Restate, exactly and without pictures, the lines from the start of the listing below through the line holding "2560, 2130, 2000];".

— start Available data —

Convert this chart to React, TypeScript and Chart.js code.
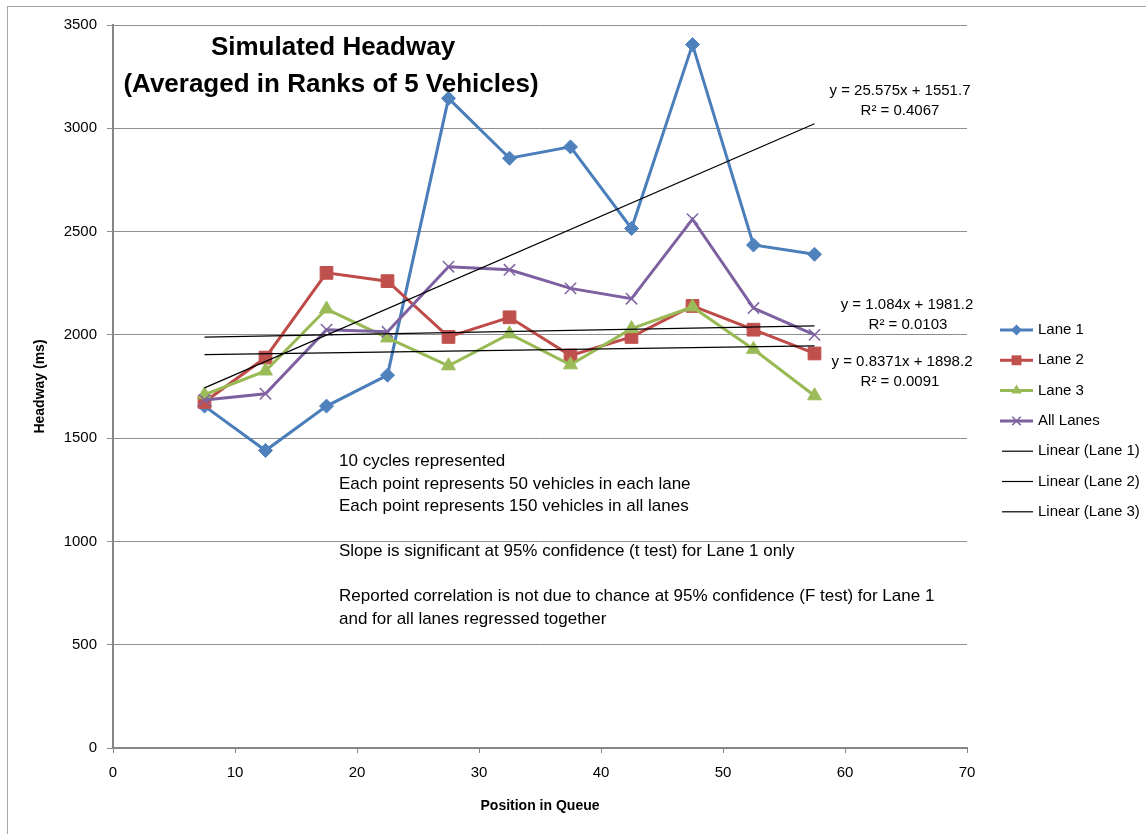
import React, { useEffect, useRef } from 'react';
import { Chart, registerables } from 'chart.js';

Chart.register(...registerables);

// ---- data ----
const positions = [7.5, 12.5, 17.5, 22.5, 27.5, 32.5, 37.5, 42.5, 47.5, 52.5, 57.5];
const lane1 = [1655, 1440, 1655, 1805, 3145, 2855, 2910, 2515, 3405, 2435, 2390];
const lane2 = [1675, 1890, 2300, 2260, 1990, 2085, 1900, 1990, 2140, 2025, 1910];
const lane3 = [1710, 1825, 2125, 1985, 1850, 2005, 1855, 2030, 2135, 1930, 1705];
const allLanes = [1685, 1715, 2025, 2015, 2330, 2315, 2225, 2175, 2560, 2130, 2000];

const seriesNames = ['Lane 1', 'Lane 2', 'Lane 3', 'All Lanes'];
const trendNames = ['Linear (Lane 1)', 'Linear (Lane 2)', 'Linear (Lane 3)'];
const trendSlopes = [25.575, 1.084, 0.8371];
const trendIntercepts = [1551.7, 1981.2, 1898.2];
const trendSlopeText = ['25.575', '1.084', '0.8371'];
const trendInterceptText = ['1551.7', '1981.2', '1898.2'];
const trendR2Text = ['0.4067', '0.0103', '0.0091'];
const trendRange = [7.5, 57.5];

const xMin = 0, xMax = 70, xStep = 10;
const yMin = 0, yMax = 3500, yStep = 500;

const titleLines = ['Simulated Headway', '(Averaged in Ranks of 5 Vehicles)'];
const noteLines = [
  '10 cycles represented',
  'Each point represents 50 vehicles in each lane',
  'Each point represents 150 vehicles in all lanes',
  '',
  'Slope is significant at 95% confidence (t test) for Lane 1 only',
  '',
  'Reported correlation is not due to chance at 95% confidence (F test) for Lane 1',
  'and for all lanes regressed together',
];
const xTitle = 'Position in Queue';
const yTitle = 'Headway (ms)';

// ---- styles ----
const FONT = '"Liberation Sans", Arial, sans-serif';
const lineColors = ['#4A7EBB', '#BE4B48', '#98B954', '#7D60A0'];
const markerColors = ['#4F81BD', '#C0504D', '#9BBB59', '#8064A2'];
const markerStyles = ['rectRot', 'rect', 'triangle', 'crossRot'];
const markerRadii = [7, 9, 8, 8];
const legendMarkerRadii = [5.5, 7, 6, 6];

function drawMarker(ctx: CanvasRenderingContext2D, style: string, x: number, y: number, r: number, color: string) {
  ctx.save();
  ctx.fillStyle = color;
  ctx.strokeStyle = color;
  ctx.lineWidth = 1.5;
  ctx.beginPath();
  if (style === 'rectRot') {
    ctx.moveTo(x, y - r);
    ctx.lineTo(x + r, y);
    ctx.lineTo(x, y + r);
    ctx.lineTo(x - r, y);
    ctx.closePath();
    ctx.fill();
  } else if (style === 'rect') {
    const s = r * Math.SQRT1_2;
    ctx.rect(x - s, y - s, 2 * s, 2 * s);
    ctx.fill();
  } else if (style === 'triangle') {
    const h = r * Math.sqrt(3) / 2;
    ctx.moveTo(x, y - r);
    ctx.lineTo(x + h, y + r / 2);
    ctx.lineTo(x - h, y + r / 2);
    ctx.closePath();
    ctx.fill();
  } else {
    const d = r * Math.SQRT1_2;
    ctx.moveTo(x - d, y - d);
    ctx.lineTo(x + d, y + d);
    ctx.moveTo(x + d, y - d);
    ctx.lineTo(x - d, y + d);
    ctx.stroke();
  }
  ctx.restore();
}

const overlayPlugin = {
  id: 'overlay',
  beforeDraw(chart: any) {
    const ctx = chart.ctx as CanvasRenderingContext2D;
    ctx.save();
    ctx.fillStyle = '#ffffff';
    ctx.fillRect(0, 0, chart.width, chart.height);
    ctx.strokeStyle = '#a6a6a6';
    ctx.lineWidth = 1;
    ctx.strokeRect(7.5, 6.5, chart.width + 20, chart.height + 20);
    ctx.restore();
  },
  afterDraw(chart: any) {
    const ctx = chart.ctx as CanvasRenderingContext2D;
    const area = chart.chartArea;
    ctx.save();
    ctx.fillStyle = '#000';

    // title
    ctx.font = `bold 26px ${FONT}`;
    ctx.textAlign = 'center';
    ctx.textBaseline = 'alphabetic';
    ctx.fillText(titleLines[0], 333, 55);
    ctx.fillText(titleLines[1], 331, 92);

    // notes
    ctx.font = `17px ${FONT}`;
    ctx.textAlign = 'left';
    noteLines.forEach((t, i) => {
      if (t) ctx.fillText(t, 339, 466 + i * 22.5);
    });

    // trendline equations
    ctx.font = `15px ${FONT}`;
    ctx.textAlign = 'center';
    ctx.textBaseline = 'middle';
    const eqPos = [
      [900, 91, 900, 111],
      [907, 305, 908, 325],
      [902, 362, 900, 382],
    ];
    eqPos.forEach((p, i) => {
      ctx.fillText(`y = ${trendSlopeText[i]}x + ${trendInterceptText[i]}`, p[0], p[1]);
      ctx.fillText(`R² = ${trendR2Text[i]}`, p[2], p[3]);
    });

    // legend
    const lx = area.right + 33;
    const ly = 330;
    const step = 30.3;
    ctx.font = `15px ${FONT}`;
    ctx.textAlign = 'left';
    ctx.textBaseline = 'middle';
    seriesNames.forEach((name, i) => {
      const y = ly + i * step;
      ctx.strokeStyle = lineColors[i];
      ctx.lineWidth = 3;
      ctx.beginPath();
      ctx.moveTo(lx, y);
      ctx.lineTo(lx + 33, y);
      ctx.stroke();
      drawMarker(ctx, markerStyles[i], lx + 16.5, y, legendMarkerRadii[i], markerColors[i]);
      ctx.fillStyle = '#000';
      ctx.fillText(name, lx + 38, y);
    });
    trendNames.forEach((name, j) => {
      const y = ly + (seriesNames.length + j) * step;
      ctx.strokeStyle = '#000';
      ctx.lineWidth = 1.2;
      ctx.beginPath();
      ctx.moveTo(lx + 2, y);
      ctx.lineTo(lx + 33, y);
      ctx.stroke();
      ctx.fillStyle = '#000';
      ctx.fillText(name, lx + 38, y);
    });
    ctx.restore();
  },
};

export default function App() {
  const ref = useRef<HTMLCanvasElement | null>(null);

  useEffect(() => {
    if (!ref.current) return;
    const seriesData = [lane1, lane2, lane3, allLanes];
    const datasets: any[] = seriesData.map((vals, i) => ({
      label: seriesNames[i],
      data: positions.map((x, k) => ({ x, y: vals[k] })),
      showLine: true,
      borderColor: lineColors[i],
      borderWidth: 3,
      backgroundColor: markerColors[i],
      pointStyle: markerStyles[i],
      pointRadius: markerRadii[i],
      pointBorderColor: markerColors[i],
      pointBackgroundColor: markerColors[i],
      pointBorderWidth: i === 3 ? 1.5 : 1,
      tension: 0,
      order: 4 - i,
    }));
    trendNames.forEach((name, j) => {
      datasets.push({
        label: name,
        data: trendRange.map((x) => ({ x, y: trendSlopes[j] * x + trendIntercepts[j] })),
        showLine: true,
        borderColor: '#000',
        borderWidth: 1.2,
        pointRadius: 0,
        tension: 0,
        order: 0,
      });
    });

    Chart.defaults.font.family = FONT;
    const chart = new Chart(ref.current, {
      type: 'scatter',
      data: { datasets },
      options: {
        responsive: false,
        animation: false,
        layout: { padding: { left: 0, top: 25, right: 179, bottom: 0 } },
        plugins: {
          legend: { display: false },
          title: { display: false },
          tooltip: { enabled: false },
        },
        scales: {
          x: {
            type: 'linear',
            min: xMin,
            max: xMax,
            afterFit: (s: any) => { s.height = 86; },
            ticks: { stepSize: xStep, color: '#000', font: { size: 15 }, padding: 11, callback: (v: any) => String(v) },
            grid: { display: true, drawOnChartArea: false, drawTicks: true, tickLength: 5, color: '#868686', lineWidth: 1 },
            border: { display: true, color: '#868686', width: 2 },
            title: { display: true, text: xTitle, color: '#000', font: { size: 14, weight: 'bold' }, padding: { top: 0, bottom: 19 } },
          },
          y: {
            type: 'linear',
            min: yMin,
            max: yMax,
            afterFit: (s: any) => { s.width = 113; },
            ticks: { stepSize: yStep, color: '#000', font: { size: 15 }, padding: 10, callback: (v: any) => String(v) },
            grid: { display: true, drawOnChartArea: true, drawTicks: true, tickLength: 6, color: '#8e8e8e', lineWidth: 1 },
            border: { display: true, color: '#868686', width: 2 },
            title: { display: true, text: yTitle, color: '#000', font: { size: 14, weight: 'bold' }, padding: { top: 32, bottom: 0 } },
          },
        },
      } as any,
      plugins: [overlayPlugin],
    });
    return () => chart.destroy();
  }, []);

  return (
    <div style={{ position: 'absolute', left: 0, top: 0, width: 1146, height: 834, overflow: 'hidden', background: '#fff' }}>
      <canvas ref={ref} width={1146} height={834} style={{ display: 'block', width: 1146, height: 834 }} />
    </div>
  );
}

— end Available data —

### Complete output
Convert this chart to React, TypeScript and Chart.js code.
import React, { useEffect, useRef } from 'react';
import { Chart, registerables } from 'chart.js';

Chart.register(...registerables);

// ---- data ----
const positions = [7.5, 12.5, 17.5, 22.5, 27.5, 32.5, 37.5, 42.5, 47.5, 52.5, 57.5];
const lane1 = [1655, 1440, 1655, 1805, 3145, 2855, 2910, 2515, 3405, 2435, 2390];
const lane2 = [1675, 1890, 2300, 2260, 1990, 2085, 1900, 1990, 2140, 2025, 1910];
const lane3 = [1710, 1825, 2125, 1985, 1850, 2005, 1855, 2030, 2135, 1930, 1705];
const allLanes = [1685, 1715, 2025, 2015, 2330, 2315, 2225, 2175, 2560, 2130, 2000];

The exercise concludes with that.